• _Task to complete_:
Below this line are records; write out exactly the lines from the one containing "Reproduce this chart with Apache ECharts." through the one containing "const years = ['2015', '2016', '2017', '2018', '2019', '2020'];", with the pictures left out.

Dataset rows:
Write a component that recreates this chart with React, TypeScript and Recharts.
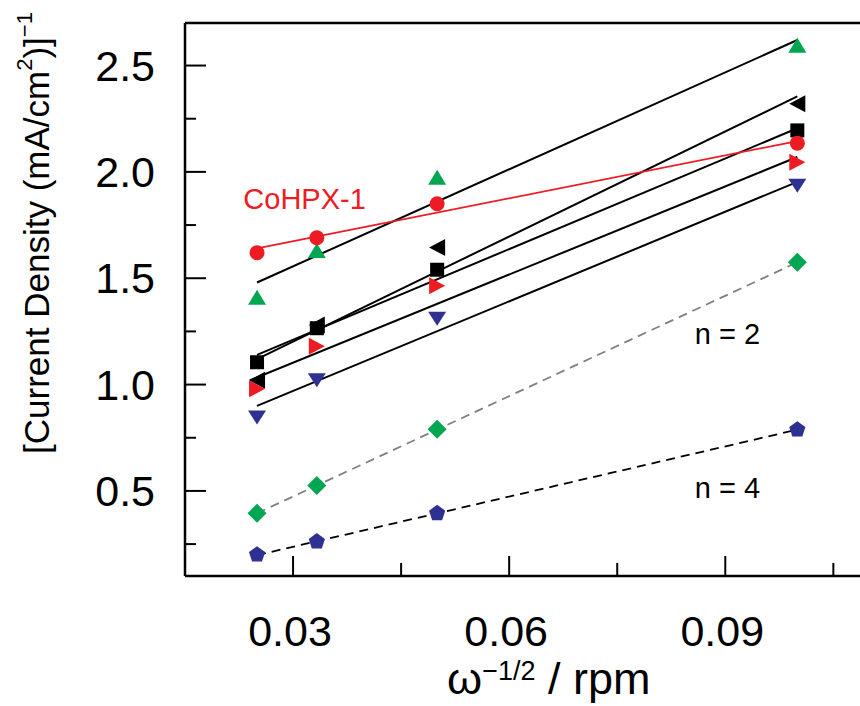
import React from 'react';
import {
  ComposedChart, Scatter, Line, XAxis, YAxis, ReferenceLine, ReferenceDot, Label
} from 'recharts';

// rotation rate ω^-1/2 for 1600, 900, 400, 100 rpm
const xVals = [0.025, 0.0333, 0.05, 0.1];

const redCircle = [1.62, 1.69, 1.85, 2.135];
const greenUp = [1.41, 1.63, 1.975, 2.595];
const blackLeft = [1.02, 1.28, 1.645, 2.32];
const blackSquare = [1.105, 1.265, 1.54, 2.195];
const redRight = [0.98, 1.18, 1.465, 2.045];
const blueDown = [0.845, 1.02, 1.31, 1.935];
const greenDiamond = [0.395, 0.525, 0.79, 1.575];
const bluePentagon = [0.2, 0.262, 0.395, 0.788];

// fitted lines, endpoints: [x, y]
const fitGreen = [[0.025, 1.48], [0.1, 2.62]];
const fitLeft = [[0.025, 1.12], [0.1, 2.355]];
const fitSquare = [[0.025, 1.14], [0.1, 2.205]];
const fitRight = [[0.024, 1.02], [0.1, 2.07]];
const fitBlue = [[0.025, 0.9], [0.1, 1.953]];
const fitRed = [[0.025, 1.64], [0.1, 2.145]];
const fitDiamond = [[0.025, 0.395], [0.1, 1.575]];
const fitPentagon = [[0.025, 0.198], [0.1, 0.788]];

const xTicks = [0.03, 0.045, 0.06, 0.075, 0.09, 0.105];
const yTicks = [0.25, 0.5, 0.75, 1.0, 1.25, 1.5, 1.75, 2.0, 2.25, 2.5];

const RED = '#ED1C24';
const GREEN = '#00A651';
const BLUE = '#2E3192';

const toPts = (ys: number[]) => ys.map((y, i) => ({ x: xVals[i], y }));
const toLine = (pts: number[][]) => pts.map(([x, y]) => ({ x, y }));

const isMultiple = (v: number, step: number) =>
  Math.abs(v / step - Math.round(v / step)) < 1e-6;

const marker = (kind: string, color: string) => (p: any) => {
  const { cx, cy } = p;
  if (cx == null || cy == null) return <g />;
  switch (kind) {
    case 'circle':
      return <circle cx={cx} cy={cy} r={7.5} fill={color} />;
    case 'up':
      return <polygon points={`${cx},${cy - 7.5} ${cx + 9},${cy + 7.5} ${cx - 9},${cy + 7.5}`} fill={color} />;
    case 'down':
      return <polygon points={`${cx - 9},${cy - 7} ${cx + 9},${cy - 7} ${cx},${cy + 7}`} fill={color} />;
    case 'left':
      return <polygon points={`${cx - 8},${cy} ${cx + 8},${cy - 8.5} ${cx + 8},${cy + 8.5}`} fill={color} />;
    case 'right':
      return <polygon points={`${cx + 8},${cy} ${cx - 8},${cy - 8.5} ${cx - 8},${cy + 8.5}`} fill={color} />;
    case 'square':
      return <rect x={cx - 7} y={cy - 7} width={14} height={14} fill={color} />;
    case 'diamond':
      return <polygon points={`${cx},${cy - 9.5} ${cx + 9.5},${cy} ${cx},${cy + 9.5} ${cx - 9.5},${cy}`} fill={color} />;
    case 'pentagon': {
      const r = 8.5;
      const pts = [0, 1, 2, 3, 4].map(k => {
        const a = (-90 + 72 * k) * Math.PI / 180;
        return `${cx + r * Math.cos(a)},${cy + r * Math.sin(a)}`;
      }).join(' ');
      return <polygon points={pts} fill={color} />;
    }
    default:
      return <g />;
  }
};

const XTick = (props: any) => {
  const { x, y, payload } = props;
  const major = isMultiple(payload.value, 0.03);
  return (
    <g>
      <line x1={x} x2={x} y1={y} y2={y - (major ? 20 : 13)} stroke="#000" strokeWidth={2} />
      {major && (
        <text x={x - 3} y={y + 55} textAnchor="middle" dominantBaseline="central" fontSize={43} fill="#000">
          {payload.value.toFixed(2)}
        </text>
      )}
    </g>
  );
};

const YTick = (props: any) => {
  const { x, y, payload } = props;
  const major = isMultiple(payload.value, 0.5);
  return (
    <g>
      <line x1={x} x2={x + (major ? 21 : 11)} y1={y} y2={y} stroke="#000" strokeWidth={2} />
      {major && (
        <text x={x - 30} y={y} textAnchor="end" dominantBaseline="central" fontSize={43} fill="#000">
          {payload.value.toFixed(1)}
        </text>
      )}
    </g>
  );
};

const XLabel = () => (
  <text x={447} y={694} fontSize={45} fill="#000">
    ω<tspan dy={-14} fontSize={27}>−1/2</tspan>
    <tspan dy={14}> / rpm</tspan>
  </text>
);

const YLabel = () => (
  <text
    x={36}
    y={233}
    transform="rotate(-90, 36, 233)"
    textAnchor="middle"
    dominantBaseline="central"
    fontSize={35}
    fill="#000"
  >
    [Current Density (mA/cm<tspan dy={-12} fontSize={22}>2</tspan>
    <tspan dy={12}>)]</tspan>
    <tspan dy={-12} fontSize={22}>−1</tspan>
  </text>
);

const fitLines: { pts: number[][]; color: string; width: number; dash?: string }[] = [
  { pts: fitGreen, color: '#000', width: 2 },
  { pts: fitLeft, color: '#000', width: 2 },
  { pts: fitSquare, color: '#000', width: 2 },
  { pts: fitRight, color: '#000', width: 2 },
  { pts: fitBlue, color: '#000', width: 2 },
  { pts: fitRed, color: RED, width: 1.8 },
  { pts: fitDiamond, color: '#808080', width: 1.8, dash: '9 6' },
  { pts: fitPentagon, color: '#000', width: 1.8, dash: '9 6' },
];

const series: { ys: number[]; kind: string; color: string }[] = [
  { ys: greenUp, kind: 'up', color: GREEN },
  { ys: blackLeft, kind: 'left', color: '#000' },
  { ys: blackSquare, kind: 'square', color: '#000' },
  { ys: redRight, kind: 'right', color: RED },
  { ys: blueDown, kind: 'down', color: BLUE },
  { ys: redCircle, kind: 'circle', color: RED },
  { ys: greenDiamond, kind: 'diamond', color: GREEN },
  { ys: bluePentagon, kind: 'pentagon', color: BLUE },
];

const App: React.FC = () => (
  <div style={{ position: 'absolute', left: 0, top: 0, fontFamily: '"Liberation Sans", Arial, sans-serif', background: '#fff' }}>
    <ComposedChart width={860} height={706} margin={{ top: 23, right: 0, bottom: 0, left: 0 }}>
      <XAxis
        type="number"
        dataKey="x"
        domain={[0.015, 0.1087]}
        ticks={xTicks}
        allowDataOverflow
        height={130}
        tickSize={0}
        tickMargin={0}
        tickLine={false}
        axisLine={{ stroke: '#000', strokeWidth: 2.5 }}
        tick={<XTick />}
        interval={0}
      >
        <Label content={<XLabel />} />
      </XAxis>
      <YAxis
        type="number"
        dataKey="y"
        domain={[0.1, 2.7]}
        ticks={yTicks}
        allowDataOverflow
        width={185}
        tickSize={0}
        tickMargin={0}
        tickLine={false}
        axisLine={{ stroke: '#000', strokeWidth: 2.5 }}
        tick={<YTick />}
        interval={0}
      >
        <Label content={<YLabel />} />
      </YAxis>
      <ReferenceLine y={2.7} stroke="#000" strokeWidth={2.5} ifOverflow="visible" />
      {fitLines.map((f, i) => (
        <Line
          key={`fit${i}`}
          data={toLine(f.pts)}
          dataKey="y"
          stroke={f.color}
          strokeWidth={f.width}
          strokeDasharray={f.dash}
          dot={false}
          activeDot={false}
          isAnimationActive={false}
          type="linear"
        />
      ))}
      {series.map((s, i) => (
        <Scatter
          key={`s${i}`}
          data={toPts(s.ys)}
          dataKey="y"
          shape={marker(s.kind, s.color)}
          isAnimationActive={false}
        />
      ))}
      <ReferenceDot x={0.0316} y={1.876} r={0} stroke="none" fill="none"
        label={{ value: 'CoHPX-1', position: 'center', fill: RED, fontSize: 29 }} />
      <ReferenceDot x={0.0903} y={1.241} r={0} stroke="none" fill="none"
        label={{ value: 'n = 2', position: 'center', fill: '#000', fontSize: 29 }} />
      <ReferenceDot x={0.0903} y={0.516} r={0} stroke="none" fill="none"
        label={{ value: 'n = 4', position: 'center', fill: '#000', fontSize: 29 }} />
    </ComposedChart>
  </div>
);

export default App;
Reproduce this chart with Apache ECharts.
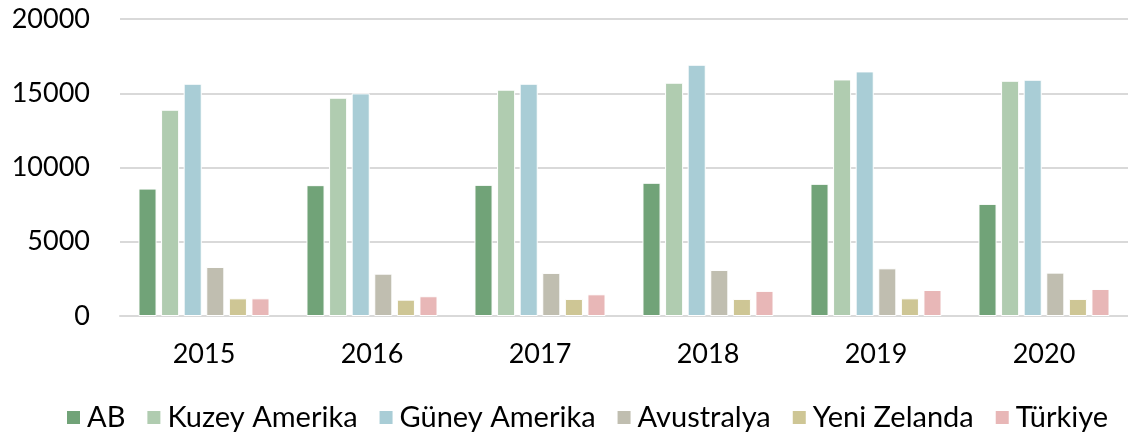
<!DOCTYPE html>
<html>
<head>
<meta charset="utf-8">
<script src="https://cdn.jsdelivr.net/npm/echarts@6/dist/echarts.min.js"></script>
<style>
  html, body { margin: 0; padding: 0; background: #fff; }
  #chart { width: 1128px; height: 439px; }
</style>
</head>
<body>
<div id="chart"></div>
<script>
// Years on the category axis
const years = ['2015', '2016', '2017', '2018', '2019', '2020'];

// Values per region, one per year
const ab           = [8580, 8810, 8830, 8970, 8900, 7550];
const kuzeyAmerika = [13890, 14700, 15240, 15710, 15930, 15840];
const guneyAmerika = [15640, 14990, 15640, 16920, 16470, 15910];
const avustralya   = [3300, 2850, 2900, 3100, 3210, 2920];
const yeniZelanda  = [1190, 1100, 1150, 1150, 1190, 1150];
const turkiye      = [1190, 1330, 1460, 1690, 1750, 1820];

const seriesDefs = [
  { name: 'AB', data: ab, color: '#71A378' },
  { name: 'Kuzey Amerika', data: kuzeyAmerika, color: '#B0CCB0' },
  { name: 'Güney Amerika', data: guneyAmerika, color: '#A9CDD6' },
  { name: 'Avustralya', data: avustralya, color: '#C0BEB0' },
  { name: 'Yeni Zelanda', data: yeniZelanda, color: '#CEC695' },
  { name: 'Türkiye', data: turkiye, color: '#E8B7B7' }
];

const font = 'Lato, "Open Sans", sans-serif';
const chart = echarts.init(document.getElementById('chart'));
chart.setOption({
  animation: false,
  textStyle: { fontFamily: font },
  grid: { left: 120, right: 0, top: 19, bottom: 123 },
  legend: {
    bottom: 2,
    left: 60,
    itemWidth: 15,
    itemHeight: 15,
    itemGap: 20,
    icon: 'rect',
    textStyle: { fontSize: 29, color: '#000', fontFamily: font, padding: [0, 0, 0, 1] },
    data: seriesDefs.map(s => s.name)
  },
  xAxis: {
    type: 'category',
    data: years,
    axisTick: { show: false },
    axisLine: { lineStyle: { color: '#D9D9D9', width: 2 } },
    axisLabel: { fontSize: 27, color: '#000', margin: 25, fontFamily: font }
  },
  yAxis: {
    type: 'value',
    min: 0,
    max: 20000,
    interval: 5000,
    axisLine: { show: false },
    axisTick: { show: false },
    splitLine: { lineStyle: { color: '#D9D9D9', width: 2 } },
    axisLabel: {
      fontSize: 27, color: '#000', margin: 30, fontFamily: font,
      formatter: v => String(v)
    }
  },
  series: seriesDefs.map(s => ({
    name: s.name,
    type: 'bar',
    data: s.data,
    barGap: '25%',
    barCategoryGap: '22%',
    itemStyle: { color: s.color, borderColor: '#fff', borderWidth: 1 }
  }))
});
</script>
</body>
</html>
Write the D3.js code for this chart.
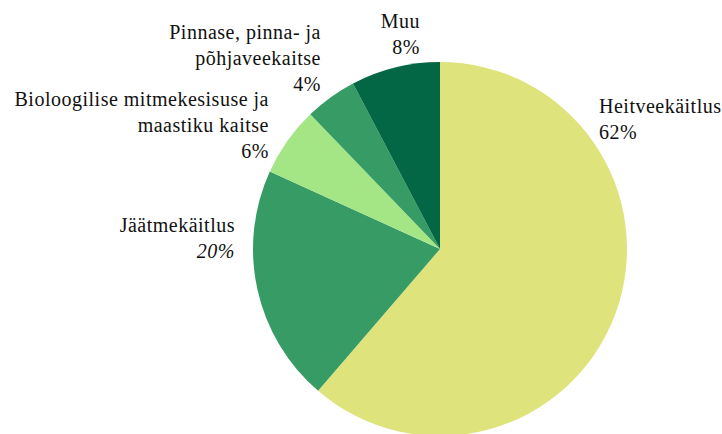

• _Response to the exercise_:
Reproduce this chart with Apache ECharts.
<!DOCTYPE html>
<html>
<head>
<meta charset="utf-8">
<script src="https://cdn.jsdelivr.net/npm/echarts@6/dist/echarts.min.js"></script>
<style>
  html, body { margin: 0; padding: 0; background: #fff; }
  #chart { width: 1128px; height: 439px; }
</style>
</head>
<body>
<div id="chart"></div>
<script>
// Years on the category axis
const years = ['2015', '2016', '2017', '2018', '2019', '2020'];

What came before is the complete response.